Paraolimpijczycy przywitani oklaskami

Paraolimpijczycy przywitani oklaskami

Dodano:   /  Zmieniono: 
Grzegorz Pluta (złoto, szermierka na wózkach) i Karol Kozuń (srebro, pchnięcie kulą) podczas powitania na warszawskim lotnisku Okęcie (fot. PAP/Rafał Guz) 
Na lotnisku im. Fryderyka Chopina w Warszawie powitano drugą grupę sportowców reprezentujących Polskę na 14. Paraolimpiadzie w Londynie. Huczne brawa i okrzyki "Dziękujemy, dziękujemy" przez dłuższy czas rozbrzmiewały w hali przylotów.

Członkowie rodzin, przyjaciele, licznie zgromadzeni kibice godnie powitali polskich paraolimpijczyków. Nie zabrakło również odśpiewanego "Sto lat". - Cieszę się, że przywitaliście nas oklaskami, a nie śpiewem "Polacy nic się nie stało" - żartował, mile zaskoczony owacją kibiców srebrny medalista w pchnięciu kulą Karol Kozuń.

Humory dopisywały wszystkim kadrowiczom.

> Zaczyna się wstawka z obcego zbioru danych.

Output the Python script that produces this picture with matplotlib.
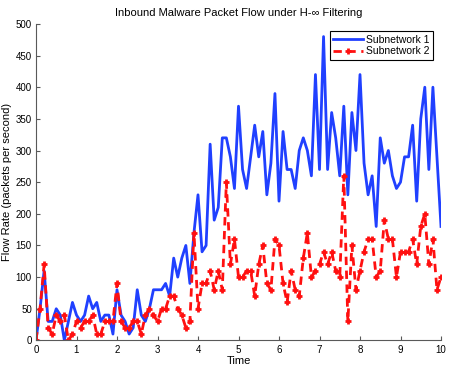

Powitanie nie trwało jednak długo. Tuż po nim sportowcy udali się bowiem na spotkanie z prezydentem.

Biało-czerwoni pojechali na XIV Paraolimpiadę w 101-osobowym składzie. Z Londynu przywieźli 36 krążków (14 złotych, 13 srebrnych i 9 brązowych), ustanowili też pięć rekordów świata. W klasyfikacji medalowej Polska uplasowała się na dziewiątym miejscu wśród 75 krajów, których reprezentanci stawali na podium tej imprezy.